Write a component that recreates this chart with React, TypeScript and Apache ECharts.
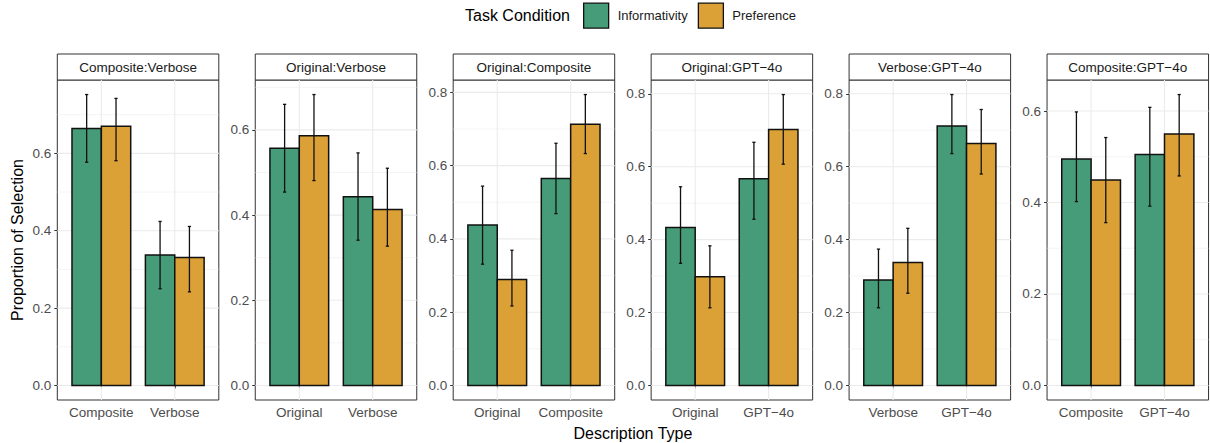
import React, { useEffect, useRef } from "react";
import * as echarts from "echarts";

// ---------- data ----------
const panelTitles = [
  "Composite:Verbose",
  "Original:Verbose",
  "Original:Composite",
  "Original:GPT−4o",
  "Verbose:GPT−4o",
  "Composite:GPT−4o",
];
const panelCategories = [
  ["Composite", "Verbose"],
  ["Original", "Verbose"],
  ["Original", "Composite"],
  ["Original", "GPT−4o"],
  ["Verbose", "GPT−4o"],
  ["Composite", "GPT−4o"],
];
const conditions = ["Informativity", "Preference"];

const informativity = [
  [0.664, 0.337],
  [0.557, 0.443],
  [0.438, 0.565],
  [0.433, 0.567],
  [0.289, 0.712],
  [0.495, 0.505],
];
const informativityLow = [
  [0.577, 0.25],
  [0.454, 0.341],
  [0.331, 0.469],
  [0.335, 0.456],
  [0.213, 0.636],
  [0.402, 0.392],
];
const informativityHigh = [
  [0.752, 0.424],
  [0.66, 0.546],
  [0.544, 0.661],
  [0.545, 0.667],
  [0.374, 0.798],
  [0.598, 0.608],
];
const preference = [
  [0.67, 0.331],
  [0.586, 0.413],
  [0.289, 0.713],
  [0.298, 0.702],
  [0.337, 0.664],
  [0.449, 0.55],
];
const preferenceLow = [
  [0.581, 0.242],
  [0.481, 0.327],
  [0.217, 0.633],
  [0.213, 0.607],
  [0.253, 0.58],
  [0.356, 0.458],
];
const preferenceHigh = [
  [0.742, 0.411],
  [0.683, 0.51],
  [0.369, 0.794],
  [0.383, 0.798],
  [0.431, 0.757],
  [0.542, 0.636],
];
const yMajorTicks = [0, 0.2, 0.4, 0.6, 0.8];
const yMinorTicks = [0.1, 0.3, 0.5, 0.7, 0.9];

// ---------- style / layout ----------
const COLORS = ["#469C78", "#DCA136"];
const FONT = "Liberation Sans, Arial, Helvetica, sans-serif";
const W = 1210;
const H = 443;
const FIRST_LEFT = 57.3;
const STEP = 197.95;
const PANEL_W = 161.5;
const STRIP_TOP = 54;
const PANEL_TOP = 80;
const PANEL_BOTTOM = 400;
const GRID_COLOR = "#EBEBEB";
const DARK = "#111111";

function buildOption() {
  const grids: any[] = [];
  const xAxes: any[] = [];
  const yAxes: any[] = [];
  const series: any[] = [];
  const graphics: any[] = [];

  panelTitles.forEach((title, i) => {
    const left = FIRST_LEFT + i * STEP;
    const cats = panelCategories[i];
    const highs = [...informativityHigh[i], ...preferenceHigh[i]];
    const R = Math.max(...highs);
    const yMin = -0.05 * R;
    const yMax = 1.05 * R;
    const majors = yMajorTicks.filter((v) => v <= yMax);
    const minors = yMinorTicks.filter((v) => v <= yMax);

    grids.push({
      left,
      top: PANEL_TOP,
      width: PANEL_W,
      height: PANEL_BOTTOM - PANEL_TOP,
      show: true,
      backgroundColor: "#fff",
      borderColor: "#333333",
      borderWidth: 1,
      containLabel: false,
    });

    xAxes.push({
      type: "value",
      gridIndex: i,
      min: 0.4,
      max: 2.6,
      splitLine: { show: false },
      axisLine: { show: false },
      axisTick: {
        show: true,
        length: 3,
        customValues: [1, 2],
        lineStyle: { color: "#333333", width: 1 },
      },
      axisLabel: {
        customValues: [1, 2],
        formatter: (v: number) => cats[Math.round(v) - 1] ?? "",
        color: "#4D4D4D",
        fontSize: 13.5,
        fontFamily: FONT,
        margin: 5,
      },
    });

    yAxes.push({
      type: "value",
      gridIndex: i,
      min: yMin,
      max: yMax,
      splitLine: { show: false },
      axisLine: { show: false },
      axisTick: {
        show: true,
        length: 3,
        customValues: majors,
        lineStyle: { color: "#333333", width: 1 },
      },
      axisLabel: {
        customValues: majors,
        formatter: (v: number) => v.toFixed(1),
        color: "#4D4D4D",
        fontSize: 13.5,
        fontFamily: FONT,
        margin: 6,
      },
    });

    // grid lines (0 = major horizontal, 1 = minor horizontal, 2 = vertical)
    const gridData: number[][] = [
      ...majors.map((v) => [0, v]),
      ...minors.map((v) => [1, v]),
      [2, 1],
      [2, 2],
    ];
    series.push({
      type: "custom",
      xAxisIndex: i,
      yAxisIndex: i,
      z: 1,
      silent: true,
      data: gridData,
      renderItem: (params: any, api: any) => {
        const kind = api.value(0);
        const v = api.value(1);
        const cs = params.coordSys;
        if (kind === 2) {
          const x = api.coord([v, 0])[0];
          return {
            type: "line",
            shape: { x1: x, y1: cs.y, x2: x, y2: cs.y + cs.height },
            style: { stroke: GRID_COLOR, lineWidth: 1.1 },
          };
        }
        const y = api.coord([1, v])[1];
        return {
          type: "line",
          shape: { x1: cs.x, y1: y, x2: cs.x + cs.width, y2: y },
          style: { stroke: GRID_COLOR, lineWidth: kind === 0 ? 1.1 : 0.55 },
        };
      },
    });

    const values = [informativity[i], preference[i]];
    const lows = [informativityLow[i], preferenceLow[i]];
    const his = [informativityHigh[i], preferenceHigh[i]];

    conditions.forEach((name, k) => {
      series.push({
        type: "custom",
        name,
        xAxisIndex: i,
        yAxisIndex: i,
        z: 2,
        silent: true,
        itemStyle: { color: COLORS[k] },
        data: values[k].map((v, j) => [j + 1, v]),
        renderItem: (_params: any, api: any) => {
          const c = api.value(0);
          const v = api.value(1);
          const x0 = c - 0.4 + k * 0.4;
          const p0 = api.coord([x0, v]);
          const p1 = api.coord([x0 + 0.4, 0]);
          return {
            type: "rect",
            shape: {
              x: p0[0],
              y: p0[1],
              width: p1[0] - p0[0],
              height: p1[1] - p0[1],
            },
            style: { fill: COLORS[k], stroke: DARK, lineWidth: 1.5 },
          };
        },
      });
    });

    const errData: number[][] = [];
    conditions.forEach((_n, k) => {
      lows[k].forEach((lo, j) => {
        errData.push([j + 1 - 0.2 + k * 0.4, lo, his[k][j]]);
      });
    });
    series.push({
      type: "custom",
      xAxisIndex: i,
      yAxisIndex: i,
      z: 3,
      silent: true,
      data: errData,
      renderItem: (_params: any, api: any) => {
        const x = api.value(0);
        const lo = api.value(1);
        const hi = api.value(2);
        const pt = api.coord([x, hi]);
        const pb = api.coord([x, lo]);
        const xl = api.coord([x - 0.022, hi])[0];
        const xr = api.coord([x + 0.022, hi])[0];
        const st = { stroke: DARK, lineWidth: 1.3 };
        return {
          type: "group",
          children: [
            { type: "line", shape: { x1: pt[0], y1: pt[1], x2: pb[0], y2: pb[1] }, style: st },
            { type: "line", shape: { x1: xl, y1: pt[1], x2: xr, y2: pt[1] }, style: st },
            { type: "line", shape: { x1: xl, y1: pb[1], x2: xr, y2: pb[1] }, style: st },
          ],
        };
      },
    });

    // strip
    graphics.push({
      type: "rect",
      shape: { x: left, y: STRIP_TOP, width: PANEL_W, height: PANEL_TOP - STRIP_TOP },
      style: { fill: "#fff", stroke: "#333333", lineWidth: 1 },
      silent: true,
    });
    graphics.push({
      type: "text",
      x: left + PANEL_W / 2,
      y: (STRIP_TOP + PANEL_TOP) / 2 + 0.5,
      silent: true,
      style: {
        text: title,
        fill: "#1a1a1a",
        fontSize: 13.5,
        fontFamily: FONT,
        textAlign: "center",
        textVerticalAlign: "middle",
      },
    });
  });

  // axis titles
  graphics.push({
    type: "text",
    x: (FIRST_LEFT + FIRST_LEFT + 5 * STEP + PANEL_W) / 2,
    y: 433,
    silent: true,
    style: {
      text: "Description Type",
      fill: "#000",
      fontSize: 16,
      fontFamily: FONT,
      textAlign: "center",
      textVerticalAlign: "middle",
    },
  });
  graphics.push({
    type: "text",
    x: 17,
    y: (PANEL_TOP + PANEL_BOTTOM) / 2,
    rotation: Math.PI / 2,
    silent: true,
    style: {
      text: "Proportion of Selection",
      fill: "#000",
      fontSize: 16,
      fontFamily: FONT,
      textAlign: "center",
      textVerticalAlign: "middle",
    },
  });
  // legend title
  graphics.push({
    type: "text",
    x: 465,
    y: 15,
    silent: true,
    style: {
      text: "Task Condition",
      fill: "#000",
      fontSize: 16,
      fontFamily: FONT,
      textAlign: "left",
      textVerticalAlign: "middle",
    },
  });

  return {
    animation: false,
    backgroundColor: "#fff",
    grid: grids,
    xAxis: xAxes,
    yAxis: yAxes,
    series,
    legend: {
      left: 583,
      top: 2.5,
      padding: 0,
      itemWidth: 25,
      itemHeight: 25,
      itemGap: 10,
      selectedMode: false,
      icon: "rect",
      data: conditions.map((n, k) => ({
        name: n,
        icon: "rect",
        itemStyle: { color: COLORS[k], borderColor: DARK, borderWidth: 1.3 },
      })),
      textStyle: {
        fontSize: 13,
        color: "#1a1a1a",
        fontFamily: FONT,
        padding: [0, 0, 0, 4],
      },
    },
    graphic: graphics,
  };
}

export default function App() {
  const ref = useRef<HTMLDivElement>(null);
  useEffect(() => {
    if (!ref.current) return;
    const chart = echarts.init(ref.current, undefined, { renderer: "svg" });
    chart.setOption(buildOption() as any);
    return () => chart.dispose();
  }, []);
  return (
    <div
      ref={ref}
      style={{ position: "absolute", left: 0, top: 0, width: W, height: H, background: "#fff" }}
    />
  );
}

==

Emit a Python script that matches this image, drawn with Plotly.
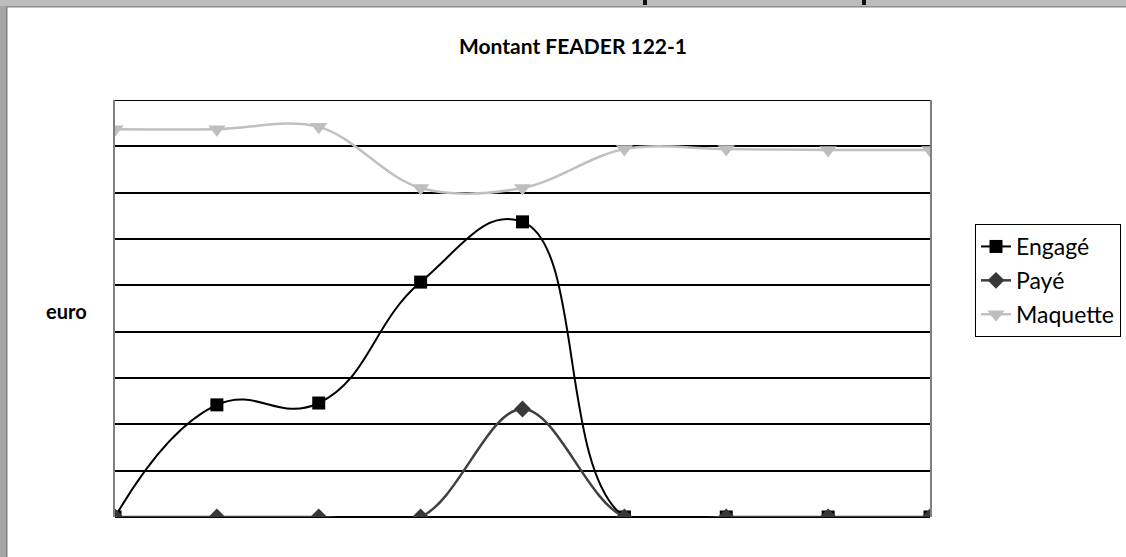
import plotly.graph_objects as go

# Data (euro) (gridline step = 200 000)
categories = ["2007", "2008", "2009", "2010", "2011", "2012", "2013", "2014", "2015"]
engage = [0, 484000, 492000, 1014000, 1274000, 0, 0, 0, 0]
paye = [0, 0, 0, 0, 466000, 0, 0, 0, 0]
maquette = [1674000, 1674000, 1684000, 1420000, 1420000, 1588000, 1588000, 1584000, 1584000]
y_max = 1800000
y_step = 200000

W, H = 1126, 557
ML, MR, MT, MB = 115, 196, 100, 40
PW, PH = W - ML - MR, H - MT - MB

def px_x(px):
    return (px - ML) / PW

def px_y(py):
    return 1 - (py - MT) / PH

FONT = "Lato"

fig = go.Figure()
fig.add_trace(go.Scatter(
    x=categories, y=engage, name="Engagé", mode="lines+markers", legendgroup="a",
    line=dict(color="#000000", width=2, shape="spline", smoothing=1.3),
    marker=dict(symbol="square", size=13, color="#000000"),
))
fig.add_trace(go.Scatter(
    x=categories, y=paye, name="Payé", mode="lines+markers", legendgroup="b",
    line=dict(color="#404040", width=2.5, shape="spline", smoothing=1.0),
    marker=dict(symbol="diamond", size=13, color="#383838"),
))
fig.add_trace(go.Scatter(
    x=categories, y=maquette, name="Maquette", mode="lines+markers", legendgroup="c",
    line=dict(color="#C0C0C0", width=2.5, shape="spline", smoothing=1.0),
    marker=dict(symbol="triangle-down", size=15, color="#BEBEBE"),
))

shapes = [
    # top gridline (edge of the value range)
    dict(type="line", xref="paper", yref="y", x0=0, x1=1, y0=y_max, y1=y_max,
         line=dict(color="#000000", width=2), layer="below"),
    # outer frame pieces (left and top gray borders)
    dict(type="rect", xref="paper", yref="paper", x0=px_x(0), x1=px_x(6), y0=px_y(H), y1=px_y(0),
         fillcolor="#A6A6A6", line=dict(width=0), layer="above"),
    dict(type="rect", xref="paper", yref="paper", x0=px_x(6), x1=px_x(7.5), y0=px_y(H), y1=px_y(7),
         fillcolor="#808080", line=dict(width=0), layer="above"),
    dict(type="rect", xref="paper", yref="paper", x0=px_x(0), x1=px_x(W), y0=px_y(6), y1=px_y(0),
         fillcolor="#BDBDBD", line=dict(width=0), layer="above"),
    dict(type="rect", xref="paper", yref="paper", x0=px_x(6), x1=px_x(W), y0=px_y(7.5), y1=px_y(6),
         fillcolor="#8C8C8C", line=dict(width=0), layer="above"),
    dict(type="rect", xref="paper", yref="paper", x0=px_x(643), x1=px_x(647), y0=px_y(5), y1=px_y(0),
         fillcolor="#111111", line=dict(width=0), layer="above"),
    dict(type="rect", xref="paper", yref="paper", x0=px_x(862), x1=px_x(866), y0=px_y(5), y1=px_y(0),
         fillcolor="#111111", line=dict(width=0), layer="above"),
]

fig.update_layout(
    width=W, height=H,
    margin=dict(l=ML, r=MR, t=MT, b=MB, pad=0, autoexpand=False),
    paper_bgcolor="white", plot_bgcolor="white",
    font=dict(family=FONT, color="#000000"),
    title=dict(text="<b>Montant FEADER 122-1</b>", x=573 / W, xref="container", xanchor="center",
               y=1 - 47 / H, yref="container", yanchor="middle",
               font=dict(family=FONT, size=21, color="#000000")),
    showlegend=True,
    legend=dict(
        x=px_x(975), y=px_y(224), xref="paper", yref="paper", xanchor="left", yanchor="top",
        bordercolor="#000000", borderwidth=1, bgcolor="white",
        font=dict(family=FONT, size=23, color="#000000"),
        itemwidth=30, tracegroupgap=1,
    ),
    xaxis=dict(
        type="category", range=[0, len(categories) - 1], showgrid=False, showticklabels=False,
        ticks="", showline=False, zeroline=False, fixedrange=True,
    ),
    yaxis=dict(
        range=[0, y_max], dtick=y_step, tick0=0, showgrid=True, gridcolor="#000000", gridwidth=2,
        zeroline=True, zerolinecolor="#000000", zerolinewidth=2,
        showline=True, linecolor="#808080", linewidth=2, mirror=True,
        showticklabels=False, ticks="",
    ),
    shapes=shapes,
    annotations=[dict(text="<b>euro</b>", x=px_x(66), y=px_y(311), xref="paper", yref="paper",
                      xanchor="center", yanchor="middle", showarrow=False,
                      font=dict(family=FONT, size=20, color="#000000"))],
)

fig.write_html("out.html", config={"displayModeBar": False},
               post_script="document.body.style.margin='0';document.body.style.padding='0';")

### Objective
Report how many lines in these entries contain "React". Answer with the number only.

### Correct output
2